* _EXERCISE DESCRIPTION_
Please retype the records below exactly, from the first line through the line containing "(reg) at (242,260)", and leave out any pictures.

Source code of charts
[start]

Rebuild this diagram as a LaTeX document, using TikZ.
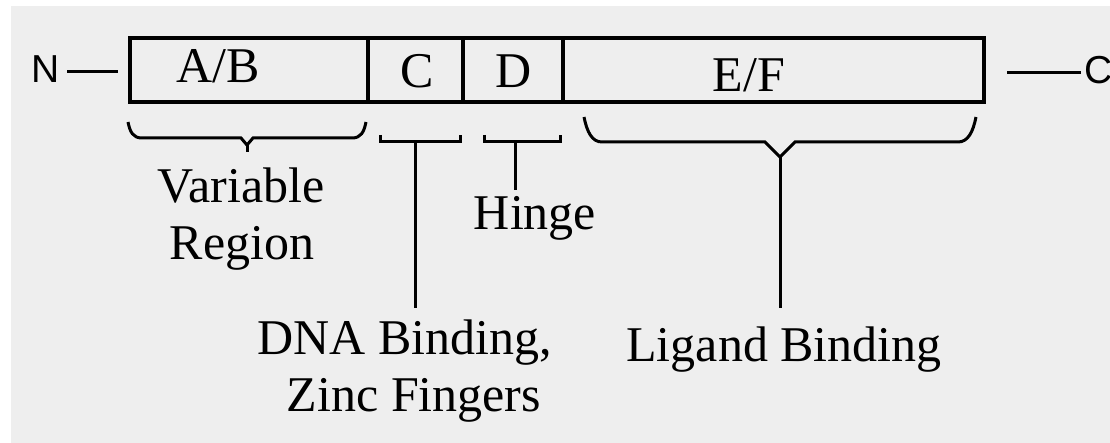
\documentclass[tikz,border=0pt]{standalone}
\usepackage{fontspec}
\setmainfont{Liberation Serif}
\newfontfamily\termfont{Liberation Sans}
\definecolor{paper}{HTML}{EEEEEE}
\begin{document}
\begin{tikzpicture}[x=1pt,y=-1pt,
  lbl/.style={font=\fontsize{50}{56}\selectfont, anchor=base, inner sep=0pt},
  term/.style={font=\termfont\fontsize{39}{44}\selectfont, anchor=base, inner sep=0pt},
  cell/.style={draw, line width=4pt, minimum height=64pt, inner sep=0pt, outer sep=0pt, anchor=west},
  wire/.style={line width=3pt},
  brace/.style={line width=3pt, line join=miter}]
  % page and background
  \useasboundingbox (0,0) rectangle (1110,443);
  \clip (0,0) rectangle (1110,443);
  \fill[white] (0,0) rectangle (1110,443);
  \fill[paper] (11,6) rectangle (1110,443);

  % receptor domains
  \node[cell, minimum width=238pt] (ab) at (130,70) {};
  \node[cell, minimum width=95pt]  (c)  at (ab.east) {};
  \node[cell, minimum width=100pt] (d)  at (c.east) {};
  \node[cell, minimum width=421pt] (ef) at (d.east) {};

  \node[lbl] (abt) at (218,83) {A/B};
  \node[lbl] (ct)  at (417,88) {C};
  \node[lbl] (dt)  at (514,88) {D};
  \node[lbl] (eft) at (749,92) {E/F};

  % termini
  \node[term] (nterm) at (46,83) {N};
  \node[term, anchor=base west] (cterm) at (1084,84) {C};
  \coordinate (n1) at (67,72);
  \coordinate (n2) at (118,72);
  \coordinate (c1) at (1007,73);
  \coordinate (c2) at (1081,73);
  \draw[wire] (n1) -- (n2);
  \draw[wire] (c1) -- (c2);

  % variable region brace
  \coordinate (vtip) at (247,152);
  \draw[brace] (128,122) .. controls (130,132) and (133,138) .. (142,138)
    -- (241,138) -- (247,145) -- (253,138) -- (352,138)
    .. controls (361,138) and (364,132) .. (366,122);
  \draw[wire] (247,145) -- (vtip);
  \node[lbl] (var) at (241,203) {Variable};
  \node[lbl] (reg) at (242,260) {Region};

  % DNA binding bracket
  \coordinate (ctip) at (415,142);
  \coordinate (cend) at (415,308);
  \draw[brace] (380,135) -- (380,142) -- (460,142) -- (460,135);
  \draw[wire] (ctip) -- (cend);
  \node[lbl] (dna) at (405,354) {DNA Binding,};
  \node[lbl] (zinc) at (414,411) {Zinc Fingers};

  % hinge bracket
  \coordinate (htip) at (515,142);
  \coordinate (hend) at (515,190);
  \draw[brace] (484,135) -- (484,142) -- (560,142) -- (560,135);
  \draw[wire] (htip) -- (hend);
  \node[lbl] (hinge) at (535,230) {Hinge};

  % ligand binding brace
  \coordinate (ltip) at (780,157);
  \coordinate (lend) at (780,308);
  \draw[brace] (584,117) .. controls (587,132) and (592,142) .. (602,142)
    -- (765,142) -- (ltip) -- (795,142) -- (958,142)
    .. controls (968,142) and (973,132) .. (976,117);
  \draw[wire] (ltip) -- (lend);
  \node[lbl] (lig) at (784,361) {Ligand Binding};
\end{tikzpicture}
\end{document}
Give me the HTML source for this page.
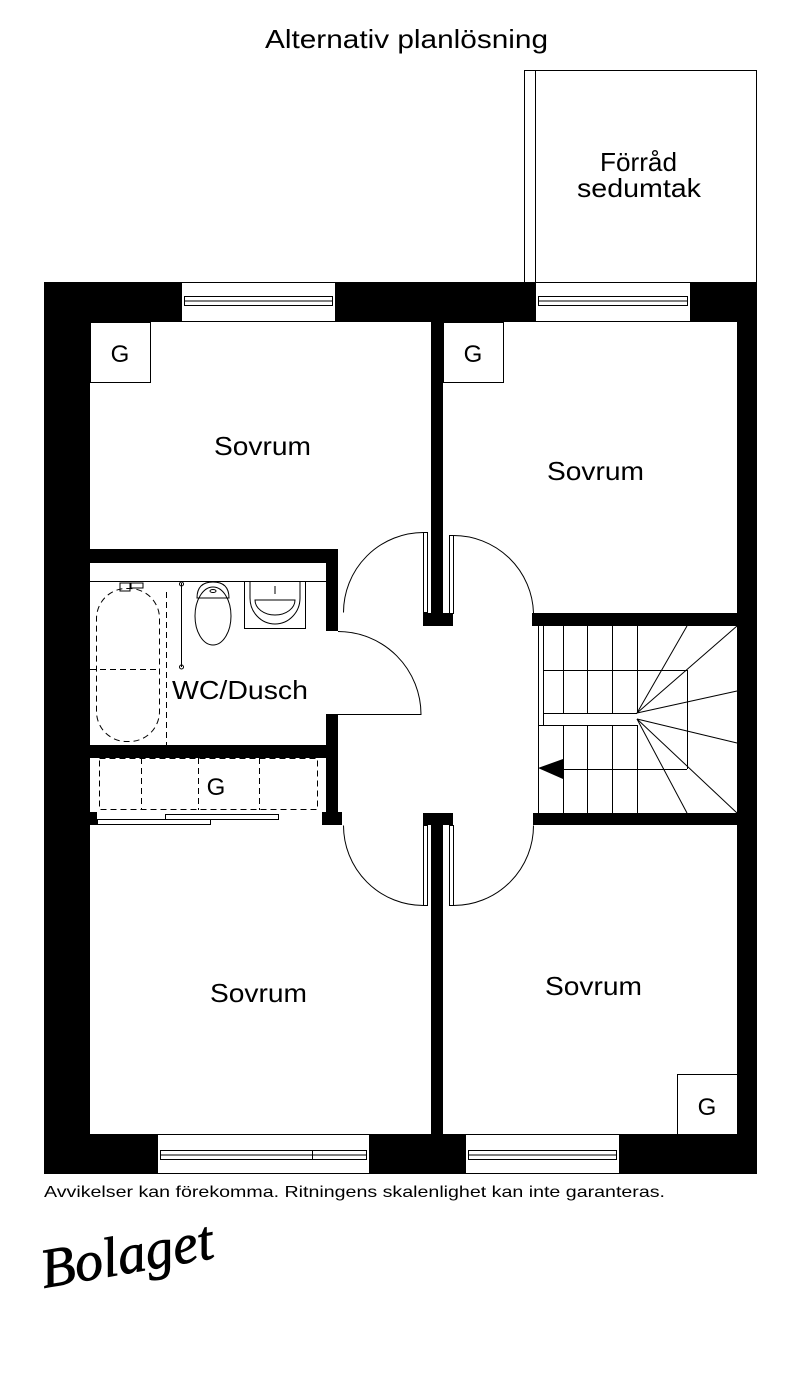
<!DOCTYPE html>
<html><head><meta charset="utf-8"><style>
html,body{margin:0;padding:0;background:#fff;}
svg{display:block;}
text{font-family:"Liberation Sans",sans-serif;fill:#000;}
</style></head><body>
<svg width="800" height="1389" viewBox="0 0 800 1389" xmlns="http://www.w3.org/2000/svg">
<rect width="800" height="1389" fill="#fff"/>
<text x="265" y="48" font-size="26" textLength="283" lengthAdjust="spacingAndGlyphs">Alternativ planlösning</text>

<!-- Förråd -->
<rect x="524.5" y="70.5" width="232" height="212" fill="none" stroke="#000" stroke-width="1"/>
<line x1="535.5" y1="70" x2="535.5" y2="282" stroke="#000" stroke-width="1"/>
<text x="600" y="171" font-size="26" textLength="77" lengthAdjust="spacingAndGlyphs">Förråd</text>
<text x="577" y="197" font-size="26" textLength="124" lengthAdjust="spacingAndGlyphs">sedumtak</text>

<!-- outer walls -->
<rect x="44" y="282" width="713" height="40" fill="#000"/>
<rect x="44" y="1134" width="713" height="40" fill="#000"/>
<rect x="44" y="282" width="46" height="892" fill="#000"/>
<rect x="737" y="282" width="20" height="892" fill="#000"/>

<!-- windows -->
<g stroke="#000" stroke-width="1" fill="#fff">
<rect x="181.5" y="282.5" width="154" height="39"/>
<rect x="184.5" y="296.5" width="148" height="9"/>
<line x1="184" y1="301" x2="333" y2="301"/>
<rect x="535.5" y="282.5" width="155" height="39"/>
<rect x="538.5" y="296.5" width="149" height="9"/>
<line x1="538" y1="301" x2="688" y2="301"/>
<rect x="157.5" y="1134.5" width="212" height="39"/>
<rect x="160.5" y="1150.5" width="206" height="9"/>
<line x1="160" y1="1155" x2="367" y2="1155"/>
<line x1="312.5" y1="1150" x2="312.5" y2="1160"/>
<rect x="465.5" y="1134.5" width="154" height="39"/>
<rect x="468.5" y="1150.5" width="148" height="9"/>
<line x1="468" y1="1155" x2="617" y2="1155"/>
</g>

<!-- interior walls -->
<rect x="431" y="322" width="12" height="291" fill="#000"/>
<rect x="423" y="613" width="30" height="13" fill="#000"/>
<rect x="423" y="813" width="30" height="12" fill="#000"/>
<rect x="431" y="825" width="12" height="309" fill="#000"/>
<rect x="532" y="613" width="205" height="13" fill="#000"/>
<rect x="533" y="813" width="204" height="12" fill="#000"/>
<rect x="90" y="549" width="248" height="14" fill="#000"/>
<rect x="326" y="549" width="12" height="82" fill="#000"/>
<rect x="90" y="745" width="248" height="13" fill="#000"/>
<rect x="326" y="714" width="12" height="100" fill="#000"/>
<rect x="322" y="812" width="20" height="13" fill="#000"/>
<rect x="90" y="812" width="7" height="13" fill="#000"/>

<g stroke="#000" stroke-width="1" fill="none">
<rect x="90.5" y="322.5" width="60" height="60"/>
<rect x="443.5" y="322.5" width="60" height="60"/>
<rect x="677.5" y="1074.5" width="60" height="60"/>
</g>
<g font-size="24" text-anchor="middle">
<text x="120" y="362">G</text>
<text x="473" y="362">G</text>
<text x="707" y="1115">G</text>
<text x="216" y="795">G</text>
</g>

<!-- doors -->
<g stroke="#000" stroke-width="1" fill="none">
<rect x="423.5" y="532.5" width="4" height="80"/>
<path d="M423.5,532.5 A80,80 0 0 0 343.5,612.5"/>
<rect x="449.5" y="535.5" width="4" height="78"/>
<path d="M453.5,535.5 A80,80 0 0 1 533.5,613"/>
<rect x="423.5" y="825.5" width="4" height="80"/>
<path d="M423.5,905.5 A80,80 0 0 1 343.5,825.5"/>
<rect x="449.5" y="825.5" width="4" height="80"/>
<path d="M453.5,905.5 A80,80 0 0 0 533.5,825.5"/>
<path d="M338,631.5 A83,83 0 0 1 421,714.5 L338,714.5"/>
</g>

<!-- bathroom fixtures -->
<g stroke="#000" stroke-width="1" fill="none">
<line x1="90" y1="581.5" x2="326" y2="581.5"/>
<rect x="96.5" y="588.5" width="63" height="153" rx="30" stroke-dasharray="6,4"/>
<line x1="90" y1="669.5" x2="160" y2="669.5" stroke-dasharray="6,4"/>
<line x1="166.5" y1="592" x2="166.5" y2="745" stroke-dasharray="6,4"/>
<line x1="181.5" y1="583" x2="181.5" y2="667"/>
<circle cx="181.5" cy="584" r="2"/><circle cx="181.5" cy="667" r="2"/>
<rect x="120" y="583" width="10" height="8"/><rect x="131" y="583" width="12" height="5"/>
<path d="M197,598 Q197,582 213,582 Q229,582 229,598 Z"/>
<ellipse cx="213" cy="616" rx="18" ry="29"/>
<ellipse cx="213" cy="591" rx="3" ry="1.5"/>
<rect x="244.5" y="581.5" width="61" height="47"/>
<path d="M250,582 L250,598 A25,26 0 0 0 300,598 L300,582"/>
<path d="M255,600 A20,15 0 0 0 295,600 Z"/>
<line x1="275" y1="586" x2="275" y2="594"/>
<rect x="99.5" y="758.5" width="218" height="51" stroke-dasharray="6,4"/>
<line x1="141.5" y1="758" x2="141.5" y2="810" stroke-dasharray="6,4"/>
<line x1="198.5" y1="758" x2="198.5" y2="810" stroke-dasharray="6,4"/>
<line x1="259.5" y1="758" x2="259.5" y2="810" stroke-dasharray="6,4"/>
<rect x="97.5" y="819.5" width="113" height="5"/>
<rect x="165.5" y="814.5" width="113" height="5"/>
</g>
<text x="172" y="699" font-size="26" textLength="136" lengthAdjust="spacingAndGlyphs">WC/Dusch</text>

<!-- stairs -->
<g stroke="#000" stroke-width="1" fill="none">
<line x1="538.5" y1="626" x2="538.5" y2="813"/>
<line x1="543.5" y1="626" x2="543.5" y2="725"/>
<line x1="563.5" y1="626" x2="563.5" y2="713"/>
<line x1="563.5" y1="725" x2="563.5" y2="813"/>
<line x1="587.5" y1="626" x2="587.5" y2="713"/>
<line x1="587.5" y1="725" x2="587.5" y2="813"/>
<line x1="612.5" y1="626" x2="612.5" y2="713"/>
<line x1="612.5" y1="725" x2="612.5" y2="813"/>
<line x1="637.5" y1="626" x2="637.5" y2="713"/>
<line x1="637.5" y1="725" x2="637.5" y2="813"/>
<line x1="543" y1="670.5" x2="687" y2="670.5"/>
<line x1="543" y1="713.5" x2="637" y2="713.5"/>
<line x1="538" y1="725.5" x2="637" y2="725.5"/>
<line x1="563" y1="769.5" x2="687" y2="769.5"/>
<line x1="687.5" y1="670" x2="687.5" y2="769"/>
<line x1="637" y1="713" x2="687" y2="626"/>
<line x1="637" y1="713" x2="737" y2="626"/>
<line x1="637" y1="713" x2="737" y2="691"/>
<line x1="637" y1="719" x2="737" y2="743"/>
<line x1="637" y1="719" x2="737" y2="813"/>
<line x1="637" y1="719" x2="687" y2="813"/>
</g>
<polygon points="538,768 563,759 563,779" fill="#000"/>

<g font-size="26">
<text x="214" y="455" textLength="97" lengthAdjust="spacingAndGlyphs">Sovrum</text>
<text x="547" y="480" textLength="97" lengthAdjust="spacingAndGlyphs">Sovrum</text>
<text x="210" y="1002" textLength="97" lengthAdjust="spacingAndGlyphs">Sovrum</text>
<text x="545" y="995" textLength="97" lengthAdjust="spacingAndGlyphs">Sovrum</text>
</g>

<text x="44" y="1197" font-size="16" textLength="621" lengthAdjust="spacingAndGlyphs">Avvikelser kan förekomma. Ritningens skalenlighet kan inte garanteras.</text>
<text x="44" y="1288" font-size="56" font-style="italic" style="font-family:'Liberation Serif',serif" transform="rotate(-10 44 1288)" fill="none" stroke="#000" stroke-width="0.8">Bolaget</text>
</svg>
</body></html>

[end]

* _ANSWER TO THE TASK_
Rebuild this diagram as a LaTeX document, using TikZ.
\documentclass[tikz,border=0pt]{standalone}
\usepackage{fontspec}
\setmainfont{Liberation Serif}
\newfontfamily\termfont{Liberation Sans}
\definecolor{paper}{HTML}{EEEEEE}
\begin{document}
\begin{tikzpicture}[x=1pt,y=-1pt,
  lbl/.style={font=\fontsize{50}{56}\selectfont, anchor=base, inner sep=0pt},
  term/.style={font=\termfont\fontsize{39}{44}\selectfont, anchor=base, inner sep=0pt},
  cell/.style={draw, line width=4pt, minimum height=64pt, inner sep=0pt, outer sep=0pt, anchor=west},
  wire/.style={line width=3pt},
  brace/.style={line width=3pt, line join=miter}]
  % page and background
  \useasboundingbox (0,0) rectangle (1110,443);
  \clip (0,0) rectangle (1110,443);
  \fill[white] (0,0) rectangle (1110,443);
  \fill[paper] (11,6) rectangle (1110,443);

  % receptor domains
  \node[cell, minimum width=238pt] (ab) at (130,70) {};
  \node[cell, minimum width=95pt]  (c)  at (ab.east) {};
  \node[cell, minimum width=100pt] (d)  at (c.east) {};
  \node[cell, minimum width=421pt] (ef) at (d.east) {};

  \node[lbl] (abt) at (218,83) {A/B};
  \node[lbl] (ct)  at (417,88) {C};
  \node[lbl] (dt)  at (514,88) {D};
  \node[lbl] (eft) at (749,92) {E/F};

  % termini
  \node[term] (nterm) at (46,83) {N};
  \node[term, anchor=base west] (cterm) at (1084,84) {C};
  \coordinate (n1) at (67,72);
  \coordinate (n2) at (118,72);
  \coordinate (c1) at (1007,73);
  \coordinate (c2) at (1081,73);
  \draw[wire] (n1) -- (n2);
  \draw[wire] (c1) -- (c2);

  % variable region brace
  \coordinate (vtip) at (247,152);
  \draw[brace] (128,122) .. controls (130,132) and (133,138) .. (142,138)
    -- (241,138) -- (247,145) -- (253,138) -- (352,138)
    .. controls (361,138) and (364,132) .. (366,122);
  \draw[wire] (247,145) -- (vtip);
  \node[lbl] (var) at (241,203) {Variable};
  \node[lbl] (reg) at (242,260) {Region};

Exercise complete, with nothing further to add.